I am not ready for the spray that removes “embarrassing stains on your cotton mattress”, nor for the socks that were designed to protect astronauts from the incredible cold of deep space (Tim Peake, please advise). There is also an item that will: “Keep your entrance dry.” No comment.

Meanwhile, the unisex portable urinal may save personal mortification in a two-hour traffic jam and the glare-reducing, wrap-around, night-driving over-glasses could be a real help for older members of the public and royals.

This next one is appealing. It is a strip that fills the gap between the cooker and the worktop, thus preventing the ingress of crumbs and fossilised petit pois. It is called a Gap Cover but, to be honest, it doesn’t look so great on the photo. On the other hand, you can see what you’re getting and it isn’t expensive – less than £10. Should I get a couple.. or will it make my kitchen look as if it is used exclusively by older people?

Shoe storage solutions.

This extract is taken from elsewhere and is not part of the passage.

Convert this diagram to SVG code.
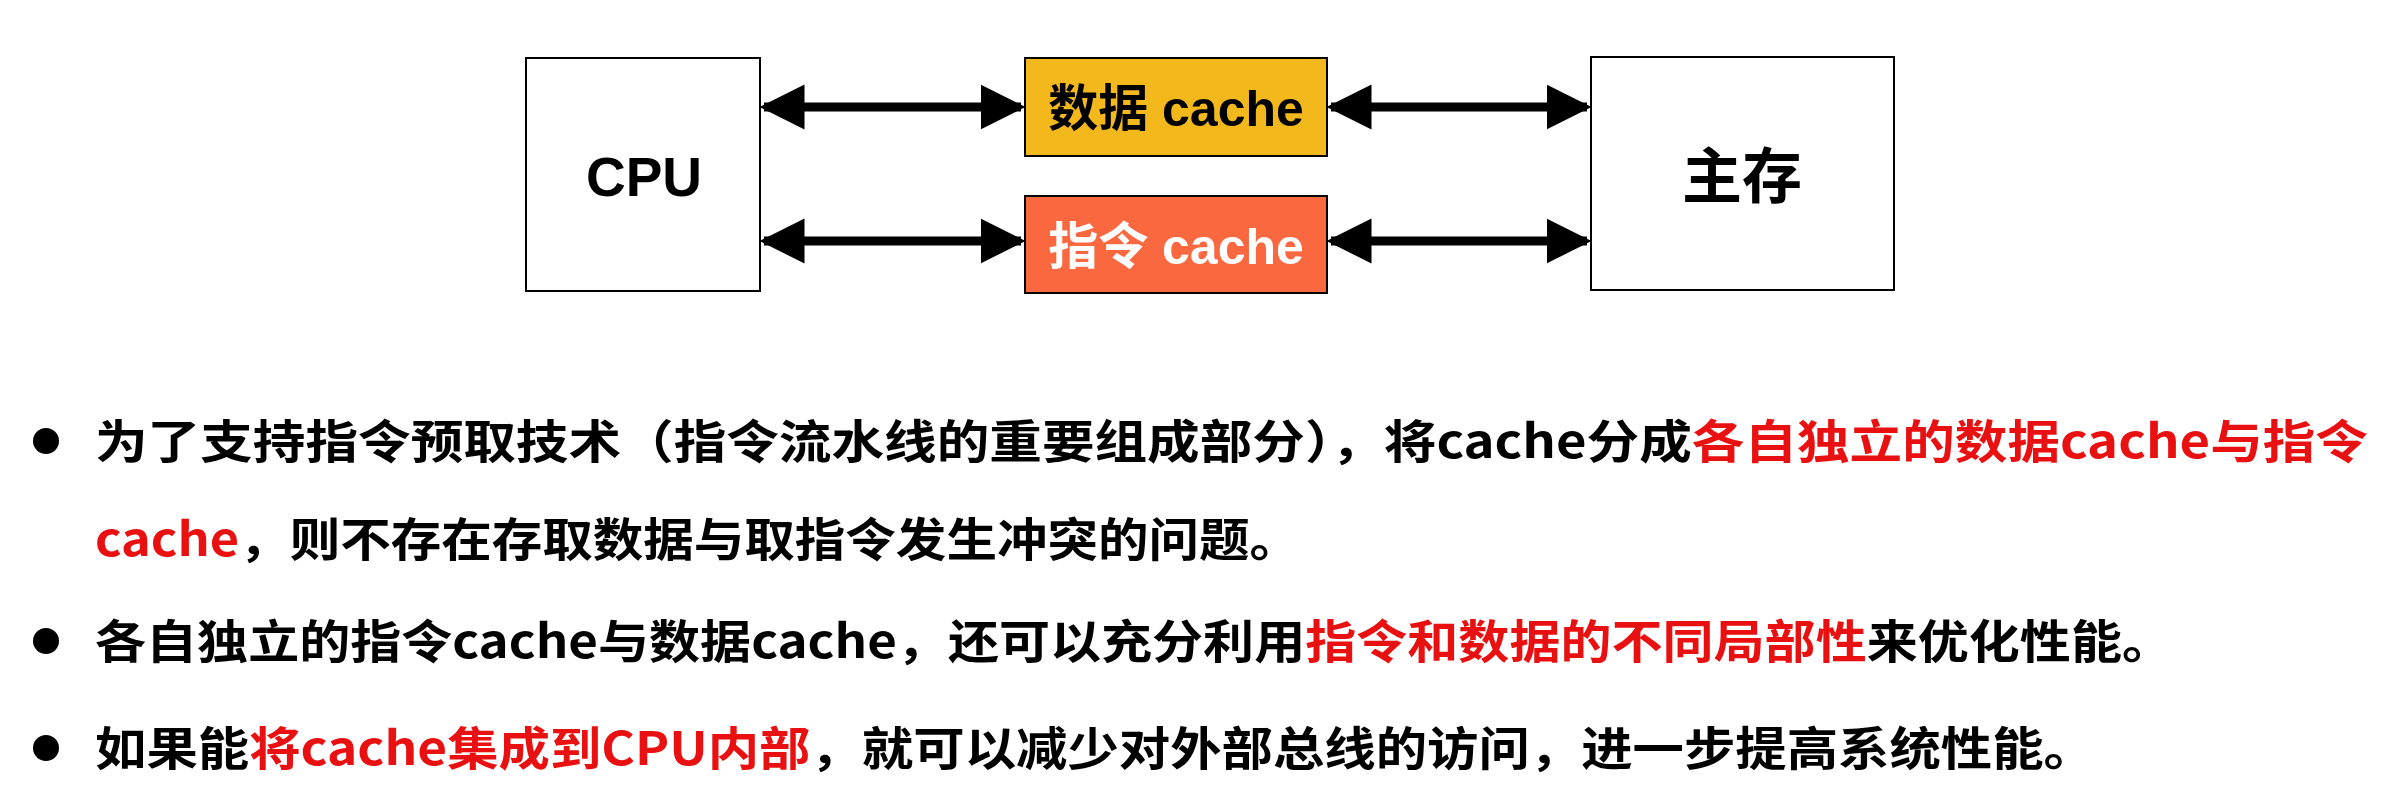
<svg xmlns="http://www.w3.org/2000/svg" width="2403" height="786" viewBox="0 0 2403 786">
<defs>
<marker id="ah" viewBox="0 0 10 10" refX="9" refY="5" markerWidth="5" markerHeight="6" orient="auto-start-reverse" markerUnits="strokeWidth"><path d="M0,0 L10,5 L0,10 z" fill="#000"/></marker>
</defs>
<style>
.box{stroke:#000;stroke-width:2}
.lbl{font-family:"Liberation Sans","Noto Sans CJK SC",sans-serif;font-weight:bold;text-anchor:middle}
.t{font-family:"Noto Sans CJK SC",sans-serif;font-weight:bold;font-size:46px}
.r{fill:#e81010}
.c{stroke:#000;stroke-width:9;marker-start:url(#ah);marker-end:url(#ah)}
</style>
<rect width="2403" height="786" fill="#fff"/>
<g id="cpu"><rect class="box" x="526" y="58" width="234" height="233" fill="#fff"/><text class="lbl" x="644" y="196" font-size="55">CPU</text></g>
<g id="dcache"><rect class="box" x="1025" y="58" width="302" height="98" fill="#f2b81c"/><text class="lbl" x="1176" y="126" font-size="50">数据 cache</text></g>
<g id="icache"><rect class="box" x="1025" y="196" width="302" height="97" fill="#fa6840"/><text class="lbl" x="1176" y="264" font-size="50" fill="#fff">指令 cache</text></g>
<g id="mem"><rect class="box" x="1591" y="57" width="303" height="233" fill="#fff"/><text class="lbl" x="1742" y="198" font-size="60">主存</text></g>
<g id="connectors">
<line class="c" x1="764" y1="107" x2="1021" y2="107"/>
<line class="c" x1="764" y1="241" x2="1021" y2="241"/>
<line class="c" x1="1331" y1="107" x2="1587" y2="107"/>
<line class="c" x1="1331" y1="241" x2="1587" y2="241"/>
</g>
<g id="text">
<circle cx="46" cy="441" r="13"/><circle cx="46" cy="641" r="13"/><circle cx="46" cy="748" r="13"/>
<text class="t" x="95" y="458" textLength="2273" lengthAdjust="spacingAndGlyphs">为了支持指令预取技术（指令流水线的重要组成部分），将cache分成<tspan class="r">各自独立的数据cache与指令</tspan></text>
<text class="t" x="95" y="556" textLength="1205" lengthAdjust="spacingAndGlyphs"><tspan class="r">cache</tspan>，则不存在存取数据与取指令发生冲突的问题。</text>
<text class="t" x="95" y="658" textLength="2078" lengthAdjust="spacingAndGlyphs">各自独立的指令cache与数据cache，还可以充分利用<tspan class="r">指令和数据的不同局部性</tspan>来优化性能。</text>
<text class="t" x="95" y="765" textLength="2000" lengthAdjust="spacingAndGlyphs">如果能<tspan class="r">将cache集成到CPU内部</tspan>，就可以减少对外部总线的访问，进一步提高系统性能。</text>
</g>
</svg>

Someone in our house ? and I’m not saying whom ? has a tendency to leave shoes lying about all over the place. It’s not even as if he has many shoes.

On the back page has a fascinating purchase for just £29.99 you can buy a wrist watch that is accurate to one second in 138,000,000 years. How do they know?

Intending to write this column about the temptations that lie in wait for the older buyer, I have been carrying the booklet around with me for nearly a week without ordering a single thing. But I can’t bear to get rid of it... just in case I have a sudden and pressing need for a unisex portable urinal.